Padahal, siapa pun yang membaca sejarah tahu: nama Kristen bukan berasal dari Yesus, tapi dari pengikutnya di Antiokhia. Paulus dan Barnabas yang pertama kali memakainya. Sebelum itu, mereka hanyalah pengikut jalan kasih — The Way.
Saya suka berpikir: kalau iman itu air, maka setiap agama hanyalah wadah.
Dan wadah, seindah apa pun bentuknya, tidak pernah lebih penting dari air yang dikandungnya.
Di Antara Yesus dan Isa
Perdebatan tentang Yesus dan Isa sering kali lebih gaduh daripada bermakna.
Masing-masing merasa punya versi paling sah, paling benar, paling dekat dengan Tuhan. Tapi kalau kita duduk tenang, buka kitab — baik Injil maupun Al-Qur’an — kita akan menemukan gema yang sama: kasih, pengampunan, dan ketaatan pada Tuhan.
Hanya saja, setiap kitab memilih bahasa sendiri untuk mengisahkannya.
Gw nggak tahu apakah dunia ini akan tenang kalau semua orang sepakat memanggil-Nya dengan satu nama. Mungkin malah sebaliknya — dunia ini jadi sunyi tanpa perbedaan.
Karena dari perbedaan itu kita belajar rendah hati, bahwa kebenaran bukan milik satu lidah.
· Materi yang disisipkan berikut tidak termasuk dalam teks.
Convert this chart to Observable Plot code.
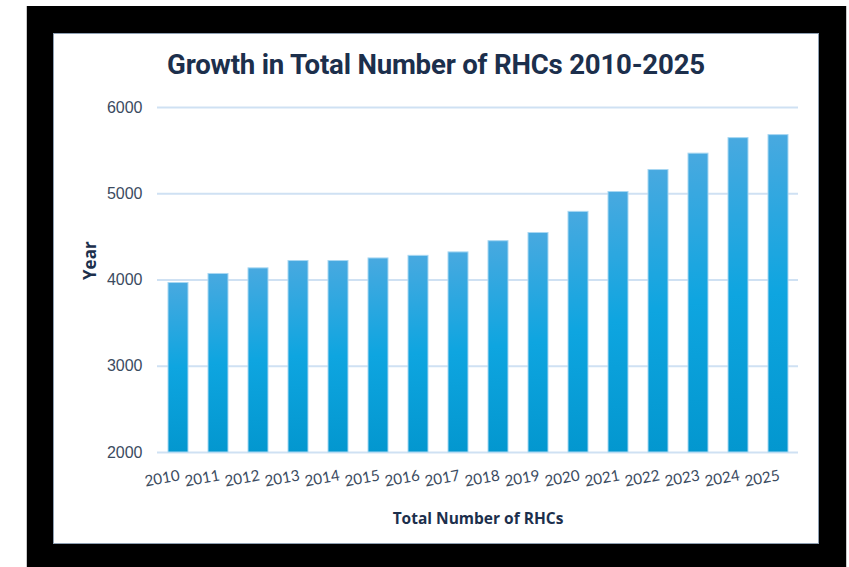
<!DOCTYPE html>
<html>
<head>
<meta charset="utf-8">
<script src="https://cdn.jsdelivr.net/npm/d3@7"></script>
<script src="https://cdn.jsdelivr.net/npm/@observablehq/plot@0.6"></script>
<style>
  html, body { margin: 0; padding: 0; background: #ffffff; width: 849px; height: 567px; overflow: hidden; }
  #edge { position: absolute; left: 26px; top: 6px; width: 821px; height: 561px; background: #c8c8c8; }
  #frame { position: absolute; left: 27px; top: 6px; width: 819px; height: 561px; background: #000000; }
  #panel { position: absolute; left: 53px; top: 33px; width: 764px; height: 509px; background: #ffffff; border: 1px solid #8e9fb2; }
  #title { position: absolute; left: 53px; top: 48px; width: 766px; text-align: center;
           font-family: Roboto, "Open Sans", sans-serif; font-weight: 700; font-size: 27.6px; color: #1c2f4c;
           letter-spacing: -0.2px; }
  #chart { position: absolute; left: 53px; top: 90px; }
</style>
</head>
<body>
<div id="edge"></div>
<div id="frame"></div>
<div id="panel"></div>
<div id="title">Growth in Total Number of RHCs 2010-2025</div>
<div id="chart"></div>
<script>
const years = ["2010","2011","2012","2013","2014","2015","2016","2017","2018","2019","2020","2021","2022","2023","2024","2025"];
const counts = [3965, 4070, 4135, 4220, 4220, 4250, 4280, 4320, 4450, 4545, 4790, 5020, 5275, 5465, 5645, 5680];
const yTicks = [2000, 3000, 4000, 5000, 6000];
const xTitle = "Total Number of RHCs";
const yTitle = "Year";

const data = years.map((yr, i) => ({year: yr, count: counts[i]}));

const plot = Plot.plot({
  width: 766,
  height: 440,
  marginLeft: 104,
  marginRight: 21,
  marginTop: 17,
  marginBottom: 78,
  style: {fontFamily: "'Liberation Sans', Arial, sans-serif", fontSize: "16px", color: "#3b4b5f", background: "transparent"},
  x: {domain: years, paddingInner: 0.5, paddingOuter: 0.25, label: null},
  y: {domain: [2000, 6000], label: null},
  marks: [
    Plot.gridY(yTicks, {stroke: "#cfe1f3", strokeOpacity: 1, strokeWidth: 2}),
    Plot.barY(data, {x: "year", y1: 2000, y2: "count", fill: "url(#barGrad)", stroke: "#a8d7f2", strokeWidth: 1}),
    Plot.axisY({ticks: yTicks, tickSize: 0, tickPadding: 15, label: null, tickFormat: d => String(d), fontSize: 16}),
    Plot.axisX({tickSize: 0, tickPadding: 23, tickRotate: -10, label: null, fontSize: 15.2, fontFamily: "Lato, sans-serif", dx: 1}),
    Plot.text([xTitle], {frameAnchor: "bottom", dy: 71, fontWeight: "bold", fontSize: 15.5, fill: "#1c2f4c", fontFamily: "'Open Sans', sans-serif"}),
    Plot.text([yTitle], {frameAnchor: "left", dx: -67, rotate: -90, fontWeight: "bold", fontSize: 17, fill: "#1c2f4c", fontFamily: "'Open Sans', sans-serif"})
  ]
});

const ns = "http://www.w3.org/2000/svg";
const defs = document.createElementNS(ns, "defs");
const grad = document.createElementNS(ns, "linearGradient");
grad.setAttribute("id", "barGrad");
grad.setAttribute("x1", "0"); grad.setAttribute("y1", "0");
grad.setAttribute("x2", "0"); grad.setAttribute("y2", "1");
[["0%", "#48a9e0"], ["50%", "#0ea5e0"], ["100%", "#0397cf"]].forEach(([o, c]) => {
  const s = document.createElementNS(ns, "stop");
  s.setAttribute("offset", o); s.setAttribute("stop-color", c);
  grad.appendChild(s);
});
defs.appendChild(grad);
plot.insertBefore(defs, plot.firstChild);
document.getElementById("chart").appendChild(plot);
</script>
</body>
</html>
Kadang saya merasa, perbedaan nama hanyalah cara Tuhan menguji bagaimana manusia memperlakukan yang tak sama.
Apakah kita akan saling mendengarkan, atau saling meniadakan.
Dan mungkin, di tengah perdebatan yang tak pernah selesai itu, Yesus dan Isa hanya saling menatap — lalu tersenyum.